While they don't see any significant risk arising for now, its sheer balance sheet size and systematic importance has nudged them to cut earnings estimates for fiscal year 2023-24 (FY24) and 2024-25 (FY25) up to 5 per cent.
India's largest state-owned bank, on Thursday, reported standalone net profit of Rs 16,694.51 crore for Q4FY23. For the full fiscal year, SBI's net profit crossed Rs 50,000-crore mark and stood at Rs 50,232 crore, up 58.58 per cent YoY.
The NII came in at Rs 40,393 crore in Q4FY23, up 29.5 per cent year-on-year. For the year, it stood at Rs 1.44 trillion with net interest margin (NIM) at 3.58 per cent. Loan book at the end of the quarter stood at Rs 32.69 trillion, with deposits at Rs 44.24 trillion.
FY23 proved to be one of the best years for as NIM expanded 20 bps, loan growth accelerating 16 per cent YoY, gross and net non-performing assets coming at the lowest point in history, and credit costs touching an all-time low in two decades.
Further, return on equity (RoEs) improved to 16.5 per cent, which is more than a decade high.
The brokerage has cut its FY24 net profit estimate by 1.2 per cent to Rs 53,500 crore from Rs 54,100 crore. Operating profit estimate for the fiscal has also been lowered by 1.1 per cent to Rs 94,600 crore, and net interest income (NII) estimate by 0.7 per cent to Rs 1.57 trillion.
As regards FY25, Elara Capital has trimmed PAT estimate by 0.1 per cent, operating profit by 1.2 per cent, and NII by 2.2 per cent.
Those at ICICI Securities, too, have slashed net profit estimate for FY24 by 5 per cent, and one-year target price to Rs 730 from Rs 805, amid concerns around deceleration in credit growth, and higher than expected credit costs going forward.

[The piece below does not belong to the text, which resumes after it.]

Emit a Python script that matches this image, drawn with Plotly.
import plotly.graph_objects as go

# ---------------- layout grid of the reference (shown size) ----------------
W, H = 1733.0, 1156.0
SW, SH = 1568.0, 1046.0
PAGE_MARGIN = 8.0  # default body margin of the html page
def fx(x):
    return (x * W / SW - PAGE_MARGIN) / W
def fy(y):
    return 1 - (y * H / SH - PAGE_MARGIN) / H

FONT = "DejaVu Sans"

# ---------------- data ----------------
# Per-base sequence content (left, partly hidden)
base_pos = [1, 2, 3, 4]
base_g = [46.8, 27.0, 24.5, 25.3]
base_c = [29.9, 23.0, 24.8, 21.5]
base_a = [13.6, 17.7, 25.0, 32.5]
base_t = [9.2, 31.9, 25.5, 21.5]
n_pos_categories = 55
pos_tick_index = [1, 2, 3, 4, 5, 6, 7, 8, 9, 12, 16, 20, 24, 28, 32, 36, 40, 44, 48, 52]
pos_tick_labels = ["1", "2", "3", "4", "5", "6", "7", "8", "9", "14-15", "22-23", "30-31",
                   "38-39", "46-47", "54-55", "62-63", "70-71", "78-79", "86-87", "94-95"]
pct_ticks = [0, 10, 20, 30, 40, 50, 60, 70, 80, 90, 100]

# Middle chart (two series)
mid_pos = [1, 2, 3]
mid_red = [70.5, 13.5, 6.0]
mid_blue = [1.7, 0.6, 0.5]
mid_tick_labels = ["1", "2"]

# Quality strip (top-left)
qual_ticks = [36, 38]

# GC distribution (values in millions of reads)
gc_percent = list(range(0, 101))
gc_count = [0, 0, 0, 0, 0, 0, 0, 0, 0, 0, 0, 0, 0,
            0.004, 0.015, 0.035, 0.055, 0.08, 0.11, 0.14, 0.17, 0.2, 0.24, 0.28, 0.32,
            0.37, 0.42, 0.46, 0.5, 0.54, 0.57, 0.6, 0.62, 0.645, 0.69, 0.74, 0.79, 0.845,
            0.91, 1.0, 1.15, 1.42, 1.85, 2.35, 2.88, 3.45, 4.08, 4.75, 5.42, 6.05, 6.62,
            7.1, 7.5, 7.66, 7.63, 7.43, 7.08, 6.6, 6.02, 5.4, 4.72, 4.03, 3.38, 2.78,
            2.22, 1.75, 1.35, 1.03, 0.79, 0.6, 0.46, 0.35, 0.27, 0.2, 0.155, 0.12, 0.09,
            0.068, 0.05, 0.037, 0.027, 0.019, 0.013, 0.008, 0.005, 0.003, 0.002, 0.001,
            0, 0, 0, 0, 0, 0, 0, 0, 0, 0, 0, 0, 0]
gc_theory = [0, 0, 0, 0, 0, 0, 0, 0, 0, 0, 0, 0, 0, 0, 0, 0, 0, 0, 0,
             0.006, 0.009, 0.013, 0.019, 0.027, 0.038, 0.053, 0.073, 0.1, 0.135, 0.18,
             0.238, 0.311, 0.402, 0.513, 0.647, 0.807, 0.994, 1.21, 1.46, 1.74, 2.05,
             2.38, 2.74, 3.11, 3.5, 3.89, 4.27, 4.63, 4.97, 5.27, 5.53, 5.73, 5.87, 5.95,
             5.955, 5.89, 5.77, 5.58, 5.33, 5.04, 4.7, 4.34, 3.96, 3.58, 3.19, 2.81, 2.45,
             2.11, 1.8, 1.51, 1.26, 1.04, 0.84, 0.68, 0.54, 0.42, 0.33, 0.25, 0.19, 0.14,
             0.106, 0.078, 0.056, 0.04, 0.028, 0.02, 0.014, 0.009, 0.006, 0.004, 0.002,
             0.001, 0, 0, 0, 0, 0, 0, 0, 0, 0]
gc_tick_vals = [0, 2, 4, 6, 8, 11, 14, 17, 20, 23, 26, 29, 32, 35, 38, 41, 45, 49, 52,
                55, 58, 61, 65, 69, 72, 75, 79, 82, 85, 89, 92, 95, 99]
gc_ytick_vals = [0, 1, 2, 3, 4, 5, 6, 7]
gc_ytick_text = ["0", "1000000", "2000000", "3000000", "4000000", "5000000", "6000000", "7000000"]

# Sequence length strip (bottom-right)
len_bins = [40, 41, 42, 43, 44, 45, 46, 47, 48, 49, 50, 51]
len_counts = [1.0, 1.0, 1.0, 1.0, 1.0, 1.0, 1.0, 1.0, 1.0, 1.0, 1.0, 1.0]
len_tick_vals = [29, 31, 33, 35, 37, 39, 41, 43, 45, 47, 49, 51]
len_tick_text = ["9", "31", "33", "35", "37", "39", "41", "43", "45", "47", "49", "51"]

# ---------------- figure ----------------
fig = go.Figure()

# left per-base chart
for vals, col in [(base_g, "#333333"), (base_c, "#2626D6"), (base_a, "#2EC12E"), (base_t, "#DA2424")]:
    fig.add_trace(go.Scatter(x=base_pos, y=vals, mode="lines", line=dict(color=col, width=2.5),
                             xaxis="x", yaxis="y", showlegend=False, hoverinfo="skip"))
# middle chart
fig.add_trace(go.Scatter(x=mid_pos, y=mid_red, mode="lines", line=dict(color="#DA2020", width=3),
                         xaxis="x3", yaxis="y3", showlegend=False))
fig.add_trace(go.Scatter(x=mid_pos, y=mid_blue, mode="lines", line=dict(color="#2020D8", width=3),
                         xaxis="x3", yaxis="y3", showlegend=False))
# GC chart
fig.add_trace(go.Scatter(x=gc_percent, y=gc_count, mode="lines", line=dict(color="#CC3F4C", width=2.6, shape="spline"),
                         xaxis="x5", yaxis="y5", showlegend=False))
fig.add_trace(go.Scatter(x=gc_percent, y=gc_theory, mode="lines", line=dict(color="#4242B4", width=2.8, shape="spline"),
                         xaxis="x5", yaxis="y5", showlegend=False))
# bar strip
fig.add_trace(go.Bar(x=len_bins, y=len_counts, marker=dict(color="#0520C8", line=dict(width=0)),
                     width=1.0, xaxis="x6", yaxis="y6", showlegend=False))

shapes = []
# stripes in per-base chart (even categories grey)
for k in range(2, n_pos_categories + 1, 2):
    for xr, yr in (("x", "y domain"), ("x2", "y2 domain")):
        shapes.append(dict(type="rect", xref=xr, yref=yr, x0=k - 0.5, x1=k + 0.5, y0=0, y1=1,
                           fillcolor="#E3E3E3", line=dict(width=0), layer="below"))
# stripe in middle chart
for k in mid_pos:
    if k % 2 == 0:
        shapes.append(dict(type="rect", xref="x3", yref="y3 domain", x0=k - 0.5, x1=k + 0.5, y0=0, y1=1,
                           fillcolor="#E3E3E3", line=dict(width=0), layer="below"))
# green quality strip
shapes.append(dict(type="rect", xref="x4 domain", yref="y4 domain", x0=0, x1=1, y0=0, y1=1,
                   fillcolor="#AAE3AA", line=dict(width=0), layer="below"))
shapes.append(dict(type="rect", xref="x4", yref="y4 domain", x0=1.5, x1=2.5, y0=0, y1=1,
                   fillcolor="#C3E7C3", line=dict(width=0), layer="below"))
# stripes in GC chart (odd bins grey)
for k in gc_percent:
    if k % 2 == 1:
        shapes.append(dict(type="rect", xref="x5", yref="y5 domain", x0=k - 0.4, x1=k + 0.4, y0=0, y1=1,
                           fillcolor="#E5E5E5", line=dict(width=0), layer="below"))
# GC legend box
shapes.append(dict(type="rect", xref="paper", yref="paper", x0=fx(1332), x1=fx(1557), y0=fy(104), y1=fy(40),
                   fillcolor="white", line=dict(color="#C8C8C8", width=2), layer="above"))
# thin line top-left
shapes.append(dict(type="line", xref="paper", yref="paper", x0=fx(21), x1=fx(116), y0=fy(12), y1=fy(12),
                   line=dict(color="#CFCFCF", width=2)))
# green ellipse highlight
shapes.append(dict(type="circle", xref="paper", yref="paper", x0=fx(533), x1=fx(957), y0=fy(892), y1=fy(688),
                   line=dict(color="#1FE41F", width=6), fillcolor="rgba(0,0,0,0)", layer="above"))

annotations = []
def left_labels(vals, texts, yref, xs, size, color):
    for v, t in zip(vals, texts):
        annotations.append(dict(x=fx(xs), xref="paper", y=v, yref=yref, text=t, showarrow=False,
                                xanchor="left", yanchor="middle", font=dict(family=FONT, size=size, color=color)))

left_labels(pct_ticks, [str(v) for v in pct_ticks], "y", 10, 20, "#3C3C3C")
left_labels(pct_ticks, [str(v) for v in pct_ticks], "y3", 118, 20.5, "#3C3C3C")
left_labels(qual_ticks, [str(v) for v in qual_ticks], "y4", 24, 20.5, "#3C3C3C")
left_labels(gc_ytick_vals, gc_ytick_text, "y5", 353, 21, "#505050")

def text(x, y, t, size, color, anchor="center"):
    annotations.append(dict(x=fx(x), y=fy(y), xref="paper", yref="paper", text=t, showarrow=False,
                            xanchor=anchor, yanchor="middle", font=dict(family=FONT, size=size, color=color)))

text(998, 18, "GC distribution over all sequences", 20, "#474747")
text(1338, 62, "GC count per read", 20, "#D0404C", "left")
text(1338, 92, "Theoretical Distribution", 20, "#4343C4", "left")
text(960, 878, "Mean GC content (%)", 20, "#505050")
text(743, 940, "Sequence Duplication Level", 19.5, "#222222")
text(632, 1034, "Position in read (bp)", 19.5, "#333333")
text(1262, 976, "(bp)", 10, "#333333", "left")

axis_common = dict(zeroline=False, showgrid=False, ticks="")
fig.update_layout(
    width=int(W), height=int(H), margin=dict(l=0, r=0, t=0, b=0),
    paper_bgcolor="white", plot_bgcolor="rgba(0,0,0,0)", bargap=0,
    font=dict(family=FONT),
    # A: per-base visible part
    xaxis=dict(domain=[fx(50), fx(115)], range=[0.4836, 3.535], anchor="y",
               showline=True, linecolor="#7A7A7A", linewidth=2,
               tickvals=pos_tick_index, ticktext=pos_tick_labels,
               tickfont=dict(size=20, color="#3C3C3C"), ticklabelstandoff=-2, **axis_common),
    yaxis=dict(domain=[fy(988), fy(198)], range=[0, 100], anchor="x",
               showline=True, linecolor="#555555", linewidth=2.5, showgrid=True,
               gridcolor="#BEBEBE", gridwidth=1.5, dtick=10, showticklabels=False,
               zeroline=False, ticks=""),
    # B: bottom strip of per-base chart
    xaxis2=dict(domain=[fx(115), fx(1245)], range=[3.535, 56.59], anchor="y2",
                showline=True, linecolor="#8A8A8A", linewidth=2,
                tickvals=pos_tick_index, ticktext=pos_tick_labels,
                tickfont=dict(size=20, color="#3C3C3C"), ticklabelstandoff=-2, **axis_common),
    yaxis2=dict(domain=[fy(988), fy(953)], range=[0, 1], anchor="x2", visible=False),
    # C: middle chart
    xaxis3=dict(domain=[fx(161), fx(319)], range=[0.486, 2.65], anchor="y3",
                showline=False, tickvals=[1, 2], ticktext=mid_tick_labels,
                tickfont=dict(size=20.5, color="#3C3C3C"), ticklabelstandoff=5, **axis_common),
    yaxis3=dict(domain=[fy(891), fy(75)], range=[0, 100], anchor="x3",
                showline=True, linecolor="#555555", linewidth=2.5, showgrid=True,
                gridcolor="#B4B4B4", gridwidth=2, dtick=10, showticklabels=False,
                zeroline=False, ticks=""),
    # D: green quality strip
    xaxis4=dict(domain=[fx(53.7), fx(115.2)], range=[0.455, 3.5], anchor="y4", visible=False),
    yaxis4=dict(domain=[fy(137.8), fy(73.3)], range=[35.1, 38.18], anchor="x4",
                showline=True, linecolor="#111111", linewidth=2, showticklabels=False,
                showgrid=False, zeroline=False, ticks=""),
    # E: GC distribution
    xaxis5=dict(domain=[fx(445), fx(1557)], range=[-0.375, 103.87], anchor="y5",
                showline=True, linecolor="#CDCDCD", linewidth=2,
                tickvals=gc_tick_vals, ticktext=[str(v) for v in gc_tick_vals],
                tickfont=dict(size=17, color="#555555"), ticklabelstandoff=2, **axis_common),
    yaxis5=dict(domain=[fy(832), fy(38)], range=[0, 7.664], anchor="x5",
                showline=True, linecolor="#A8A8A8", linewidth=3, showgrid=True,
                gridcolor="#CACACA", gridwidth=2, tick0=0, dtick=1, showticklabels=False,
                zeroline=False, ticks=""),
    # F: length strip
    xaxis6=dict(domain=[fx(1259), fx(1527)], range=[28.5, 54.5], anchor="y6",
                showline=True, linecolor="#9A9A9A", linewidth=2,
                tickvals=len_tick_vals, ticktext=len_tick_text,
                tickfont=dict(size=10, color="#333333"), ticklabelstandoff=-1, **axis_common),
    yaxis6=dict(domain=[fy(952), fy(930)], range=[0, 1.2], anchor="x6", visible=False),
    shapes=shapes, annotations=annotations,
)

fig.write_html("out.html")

Analysts feel the Street seems worried about the potential reversal in earnings, led by weakening macro conditions, and higher cost of equity in this leg of the cycle. These are limiting upside in the stock.
Kotak Institutional Equities has kept its target price (Rs 725) and stance (buy) unchanged, while revising the PAT estimate for FY24 downward by 1 per cent, loan growth by 21 bps, RoA and RoE by 3 bps and 42 bps, respectively.
That said, analysts feel State Bank of India's core fundamentals remain unparalleled and it needs to deliver growth on guided lines, sustain NIMs near current levels, and control asset quality parameters while moderating credit costs to drive incremental re-rating in stock.